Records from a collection
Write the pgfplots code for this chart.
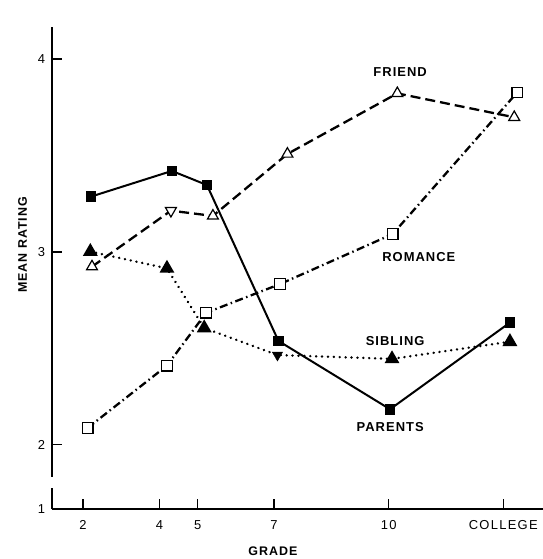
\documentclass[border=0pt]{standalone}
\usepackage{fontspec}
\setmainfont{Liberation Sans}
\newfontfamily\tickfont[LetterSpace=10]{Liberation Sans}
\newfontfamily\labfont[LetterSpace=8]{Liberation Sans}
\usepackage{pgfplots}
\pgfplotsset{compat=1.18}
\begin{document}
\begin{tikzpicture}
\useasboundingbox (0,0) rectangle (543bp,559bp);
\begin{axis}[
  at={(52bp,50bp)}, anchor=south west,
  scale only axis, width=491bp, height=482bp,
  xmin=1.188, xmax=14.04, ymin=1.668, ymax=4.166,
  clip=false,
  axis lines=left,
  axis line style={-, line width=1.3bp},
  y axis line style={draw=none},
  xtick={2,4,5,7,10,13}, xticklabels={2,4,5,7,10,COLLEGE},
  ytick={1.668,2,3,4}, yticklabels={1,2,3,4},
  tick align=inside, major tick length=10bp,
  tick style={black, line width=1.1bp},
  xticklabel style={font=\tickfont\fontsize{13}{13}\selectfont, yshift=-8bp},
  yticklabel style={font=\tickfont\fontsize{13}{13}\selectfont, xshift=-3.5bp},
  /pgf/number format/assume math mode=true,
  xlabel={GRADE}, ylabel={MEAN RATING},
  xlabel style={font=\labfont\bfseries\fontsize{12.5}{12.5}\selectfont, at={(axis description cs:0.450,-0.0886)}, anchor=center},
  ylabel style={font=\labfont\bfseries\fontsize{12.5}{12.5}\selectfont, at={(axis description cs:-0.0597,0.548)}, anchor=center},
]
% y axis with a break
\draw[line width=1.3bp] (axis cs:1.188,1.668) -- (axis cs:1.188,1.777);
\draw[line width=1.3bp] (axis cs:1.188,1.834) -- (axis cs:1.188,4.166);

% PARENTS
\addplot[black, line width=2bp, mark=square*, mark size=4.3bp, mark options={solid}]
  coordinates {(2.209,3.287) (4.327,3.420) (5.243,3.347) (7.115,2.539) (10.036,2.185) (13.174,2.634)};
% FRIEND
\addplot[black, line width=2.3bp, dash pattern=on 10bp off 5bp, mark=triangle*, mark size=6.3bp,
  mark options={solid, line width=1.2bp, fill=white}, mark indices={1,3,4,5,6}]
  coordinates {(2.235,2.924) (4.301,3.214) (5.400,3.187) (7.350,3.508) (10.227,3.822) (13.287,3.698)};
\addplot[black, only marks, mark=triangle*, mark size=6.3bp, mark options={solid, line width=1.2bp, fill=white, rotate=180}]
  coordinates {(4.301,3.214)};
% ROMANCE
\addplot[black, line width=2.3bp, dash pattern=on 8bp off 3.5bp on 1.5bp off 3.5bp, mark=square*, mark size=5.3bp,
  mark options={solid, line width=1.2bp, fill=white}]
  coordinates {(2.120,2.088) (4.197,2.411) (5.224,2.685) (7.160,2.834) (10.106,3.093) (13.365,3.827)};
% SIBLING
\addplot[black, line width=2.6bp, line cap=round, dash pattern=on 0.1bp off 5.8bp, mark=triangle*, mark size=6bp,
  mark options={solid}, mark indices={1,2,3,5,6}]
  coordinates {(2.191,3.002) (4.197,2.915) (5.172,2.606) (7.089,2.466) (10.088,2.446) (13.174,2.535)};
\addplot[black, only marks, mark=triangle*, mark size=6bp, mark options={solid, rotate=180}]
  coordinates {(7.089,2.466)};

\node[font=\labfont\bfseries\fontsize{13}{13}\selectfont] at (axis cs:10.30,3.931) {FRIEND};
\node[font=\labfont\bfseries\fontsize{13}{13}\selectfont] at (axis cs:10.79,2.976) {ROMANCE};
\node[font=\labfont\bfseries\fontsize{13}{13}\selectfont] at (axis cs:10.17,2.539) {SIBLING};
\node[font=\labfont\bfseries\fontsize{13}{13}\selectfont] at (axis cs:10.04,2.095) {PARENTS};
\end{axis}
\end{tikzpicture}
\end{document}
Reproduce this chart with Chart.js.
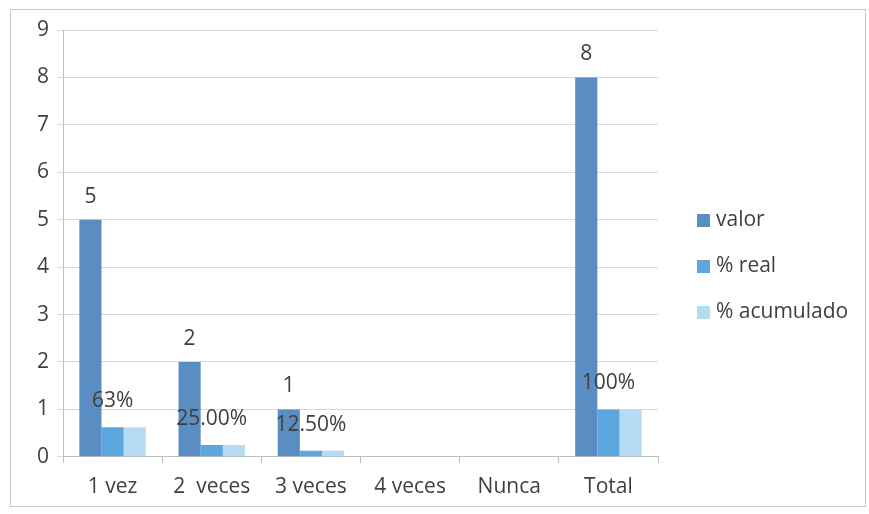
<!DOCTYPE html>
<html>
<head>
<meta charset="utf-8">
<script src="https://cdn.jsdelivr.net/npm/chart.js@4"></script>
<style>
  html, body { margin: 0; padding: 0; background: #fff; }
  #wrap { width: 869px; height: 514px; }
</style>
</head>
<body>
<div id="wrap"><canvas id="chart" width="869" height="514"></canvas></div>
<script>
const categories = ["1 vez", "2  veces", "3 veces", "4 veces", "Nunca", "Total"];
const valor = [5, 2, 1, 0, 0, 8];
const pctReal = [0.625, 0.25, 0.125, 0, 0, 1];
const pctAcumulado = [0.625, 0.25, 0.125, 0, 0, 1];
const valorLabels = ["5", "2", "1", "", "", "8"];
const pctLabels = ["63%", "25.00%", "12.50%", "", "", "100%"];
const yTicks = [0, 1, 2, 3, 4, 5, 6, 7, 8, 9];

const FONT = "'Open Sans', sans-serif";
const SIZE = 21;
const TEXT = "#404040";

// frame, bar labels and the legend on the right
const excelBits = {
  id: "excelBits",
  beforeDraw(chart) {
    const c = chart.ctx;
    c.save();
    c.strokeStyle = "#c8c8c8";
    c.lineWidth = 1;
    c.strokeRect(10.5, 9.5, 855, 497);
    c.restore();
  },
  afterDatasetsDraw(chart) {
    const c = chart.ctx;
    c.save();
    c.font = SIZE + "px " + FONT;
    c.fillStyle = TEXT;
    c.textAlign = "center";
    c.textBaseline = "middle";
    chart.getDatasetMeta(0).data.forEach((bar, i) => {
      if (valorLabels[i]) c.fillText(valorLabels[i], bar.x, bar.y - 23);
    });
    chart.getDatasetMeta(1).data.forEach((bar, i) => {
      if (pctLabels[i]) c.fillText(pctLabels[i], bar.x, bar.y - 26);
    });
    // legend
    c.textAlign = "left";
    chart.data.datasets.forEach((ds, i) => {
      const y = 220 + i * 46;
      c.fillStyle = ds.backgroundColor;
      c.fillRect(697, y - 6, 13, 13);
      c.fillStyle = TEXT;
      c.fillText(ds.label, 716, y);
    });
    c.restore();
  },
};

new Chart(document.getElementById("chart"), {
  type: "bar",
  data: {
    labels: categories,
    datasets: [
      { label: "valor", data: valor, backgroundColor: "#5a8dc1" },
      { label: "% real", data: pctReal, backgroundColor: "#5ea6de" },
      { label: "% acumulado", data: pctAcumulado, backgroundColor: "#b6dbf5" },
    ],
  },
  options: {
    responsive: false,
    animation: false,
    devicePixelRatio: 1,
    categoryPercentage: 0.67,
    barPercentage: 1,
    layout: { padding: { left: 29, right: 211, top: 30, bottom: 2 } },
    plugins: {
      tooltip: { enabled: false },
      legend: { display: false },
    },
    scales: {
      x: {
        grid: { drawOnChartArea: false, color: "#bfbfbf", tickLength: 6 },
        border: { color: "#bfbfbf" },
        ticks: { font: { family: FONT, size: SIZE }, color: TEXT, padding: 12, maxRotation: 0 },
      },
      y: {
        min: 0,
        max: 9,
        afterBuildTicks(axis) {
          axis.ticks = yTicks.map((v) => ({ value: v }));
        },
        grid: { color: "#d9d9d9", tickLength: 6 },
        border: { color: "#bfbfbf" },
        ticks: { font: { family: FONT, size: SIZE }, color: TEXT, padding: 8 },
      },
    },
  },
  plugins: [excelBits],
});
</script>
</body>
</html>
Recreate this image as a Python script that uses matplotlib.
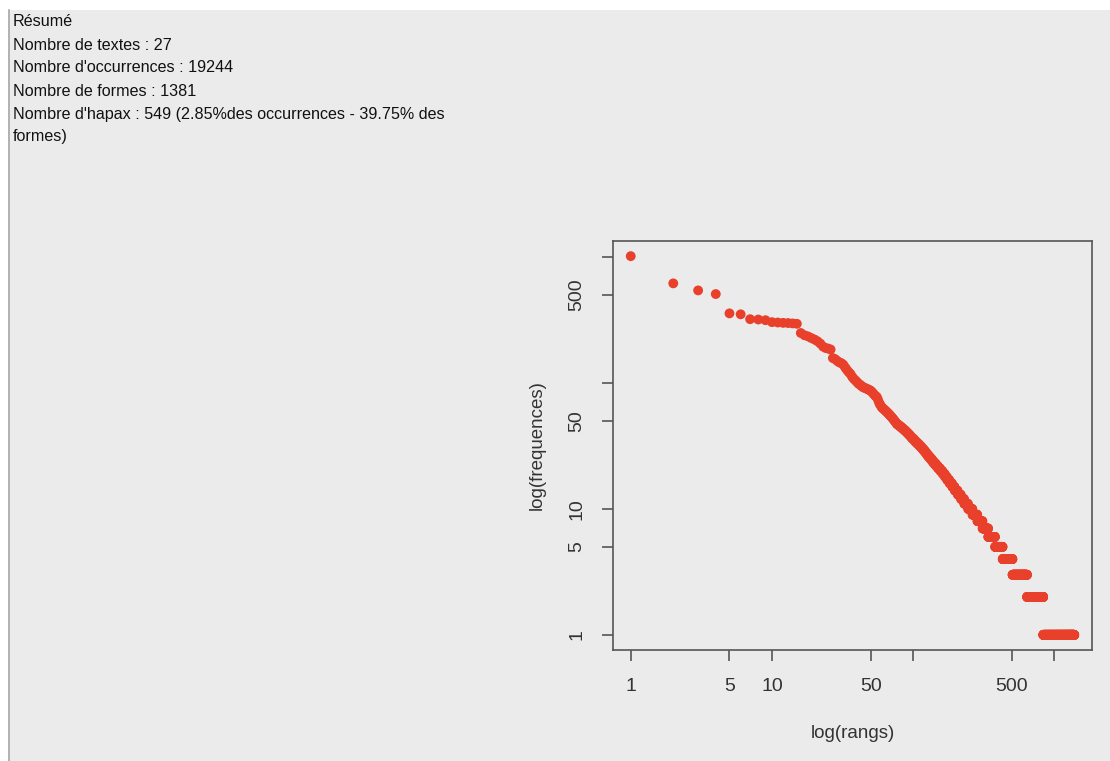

STATED TASK: Set down every entry word for word, but omit the pictures.

EXERCISE ANSWER:
Write the pgfplots code for this chart.
\documentclass[border=0pt]{standalone}
\usepackage{fontspec}
\setmainfont{Liberation Sans}
\newfontfamily\tickfont[LetterSpace=10]{Liberation Sans}
\newfontfamily\labfont[LetterSpace=8]{Liberation Sans}
\usepackage{pgfplots}
\pgfplotsset{compat=1.18}
\begin{document}
\begin{tikzpicture}
\useasboundingbox (0,0) rectangle (543bp,559bp);
\begin{axis}[
  at={(52bp,50bp)}, anchor=south west,
  scale only axis, width=491bp, height=482bp,
  xmin=1.188, xmax=14.04, ymin=1.668, ymax=4.166,
  clip=false,
  axis lines=left,
  axis line style={-, line width=1.3bp},
  y axis line style={draw=none},
  xtick={2,4,5,7,10,13}, xticklabels={2,4,5,7,10,COLLEGE},
  ytick={1.668,2,3,4}, yticklabels={1,2,3,4},
  tick align=inside, major tick length=10bp,
  tick style={black, line width=1.1bp},
  xticklabel style={font=\tickfont\fontsize{13}{13}\selectfont, yshift=-8bp},
  yticklabel style={font=\tickfont\fontsize{13}{13}\selectfont, xshift=-3.5bp},
  /pgf/number format/assume math mode=true,
  xlabel={GRADE}, ylabel={MEAN RATING},
  xlabel style={font=\labfont\bfseries\fontsize{12.5}{12.5}\selectfont, at={(axis description cs:0.450,-0.0886)}, anchor=center},
  ylabel style={font=\labfont\bfseries\fontsize{12.5}{12.5}\selectfont, at={(axis description cs:-0.0597,0.548)}, anchor=center},
]
% y axis with a break
\draw[line width=1.3bp] (axis cs:1.188,1.668) -- (axis cs:1.188,1.777);
\draw[line width=1.3bp] (axis cs:1.188,1.834) -- (axis cs:1.188,4.166);

% PARENTS
\addplot[black, line width=2bp, mark=square*, mark size=4.3bp, mark options={solid}]
  coordinates {(2.209,3.287) (4.327,3.420) (5.243,3.347) (7.115,2.539) (10.036,2.185) (13.174,2.634)};
% FRIEND
\addplot[black, line width=2.3bp, dash pattern=on 10bp off 5bp, mark=triangle*, mark size=6.3bp,
  mark options={solid, line width=1.2bp, fill=white}, mark indices={1,3,4,5,6}]
  coordinates {(2.235,2.924) (4.301,3.214) (5.400,3.187) (7.350,3.508) (10.227,3.822) (13.287,3.698)};
\addplot[black, only marks, mark=triangle*, mark size=6.3bp, mark options={solid, line width=1.2bp, fill=white, rotate=180}]
  coordinates {(4.301,3.214)};
% ROMANCE
\addplot[black, line width=2.3bp, dash pattern=on 8bp off 3.5bp on 1.5bp off 3.5bp, mark=square*, mark size=5.3bp,
  mark options={solid, line width=1.2bp, fill=white}]
  coordinates {(2.120,2.088) (4.197,2.411) (5.224,2.685) (7.160,2.834) (10.106,3.093) (13.365,3.827)};
% SIBLING
\addplot[black, line width=2.6bp, line cap=round, dash pattern=on 0.1bp off 5.8bp, mark=triangle*, mark size=6bp,
  mark options={solid}, mark indices={1,2,3,5,6}]
  coordinates {(2.191,3.002) (4.197,2.915) (5.172,2.606) (7.089,2.466) (10.088,2.446) (13.174,2.535)};
\addplot[black, only marks, mark=triangle*, mark size=6bp, mark options={solid, rotate=180}]
  coordinates {(7.089,2.466)};

\node[font=\labfont\bfseries\fontsize{13}{13}\selectfont] at (axis cs:10.30,3.931) {FRIEND};
\node[font=\labfont\bfseries\fontsize{13}{13}\selectfont] at (axis cs:10.79,2.976) {ROMANCE};
\node[font=\labfont\bfseries\fontsize{13}{13}\selectfont] at (axis cs:10.17,2.539) {SIBLING};
\node[font=\labfont\bfseries\fontsize{13}{13}\selectfont] at (axis cs:10.04,2.095) {PARENTS};
\end{axis}
\end{tikzpicture}
\end{document}
Reproduce this chart with Chart.js.
<!DOCTYPE html>
<html>
<head>
<meta charset="utf-8">
<script src="https://cdn.jsdelivr.net/npm/chart.js@4"></script>
<style>
  html, body { margin: 0; padding: 0; background: #fff; }
  #wrap { width: 869px; height: 514px; }
</style>
</head>
<body>
<div id="wrap"><canvas id="chart" width="869" height="514"></canvas></div>
<script>
const categories = ["1 vez", "2  veces", "3 veces", "4 veces", "Nunca", "Total"];
const valor = [5, 2, 1, 0, 0, 8];
const pctReal = [0.625, 0.25, 0.125, 0, 0, 1];
const pctAcumulado = [0.625, 0.25, 0.125, 0, 0, 1];
const valorLabels = ["5", "2", "1", "", "", "8"];
const pctLabels = ["63%", "25.00%", "12.50%", "", "", "100%"];
const yTicks = [0, 1, 2, 3, 4, 5, 6, 7, 8, 9];

const FONT = "'Open Sans', sans-serif";
const SIZE = 21;
const TEXT = "#404040";

// frame, bar labels and the legend on the right
const excelBits = {
  id: "excelBits",
  beforeDraw(chart) {
    const c = chart.ctx;
    c.save();
    c.strokeStyle = "#c8c8c8";
    c.lineWidth = 1;
    c.strokeRect(10.5, 9.5, 855, 497);
    c.restore();
  },
  afterDatasetsDraw(chart) {
    const c = chart.ctx;
    c.save();
    c.font = SIZE + "px " + FONT;
    c.fillStyle = TEXT;
    c.textAlign = "center";
    c.textBaseline = "middle";
    chart.getDatasetMeta(0).data.forEach((bar, i) => {
      if (valorLabels[i]) c.fillText(valorLabels[i], bar.x, bar.y - 23);
    });
    chart.getDatasetMeta(1).data.forEach((bar, i) => {
      if (pctLabels[i]) c.fillText(pctLabels[i], bar.x, bar.y - 26);
    });
    // legend
    c.textAlign = "left";
    chart.data.datasets.forEach((ds, i) => {
      const y = 220 + i * 46;
      c.fillStyle = ds.backgroundColor;
      c.fillRect(697, y - 6, 13, 13);
      c.fillStyle = TEXT;
      c.fillText(ds.label, 716, y);
    });
    c.restore();
  },
};

new Chart(document.getElementById("chart"), {
  type: "bar",
  data: {
    labels: categories,
    datasets: [
      { label: "valor", data: valor, backgroundColor: "#5a8dc1" },
      { label: "% real", data: pctReal, backgroundColor: "#5ea6de" },
      { label: "% acumulado", data: pctAcumulado, backgroundColor: "#b6dbf5" },
    ],
  },
  options: {
    responsive: false,
    animation: false,
    devicePixelRatio: 1,
    categoryPercentage: 0.67,
    barPercentage: 1,
    layout: { padding: { left: 29, right: 211, top: 30, bottom: 2 } },
    plugins: {
      tooltip: { enabled: false },
      legend: { display: false },
    },
    scales: {
      x: {
        grid: { drawOnChartArea: false, color: "#bfbfbf", tickLength: 6 },
        border: { color: "#bfbfbf" },
        ticks: { font: { family: FONT, size: SIZE }, color: TEXT, padding: 12, maxRotation: 0 },
      },
      y: {
        min: 0,
        max: 9,
        afterBuildTicks(axis) {
          axis.ticks = yTicks.map((v) => ({ value: v }));
        },
        grid: { color: "#d9d9d9", tickLength: 6 },
        border: { color: "#bfbfbf" },
        ticks: { font: { family: FONT, size: SIZE }, color: TEXT, padding: 8 },
      },
    },
  },
  plugins: [excelBits],
});
</script>
</body>
</html>
Recreate this image as a Python script that uses matplotlib.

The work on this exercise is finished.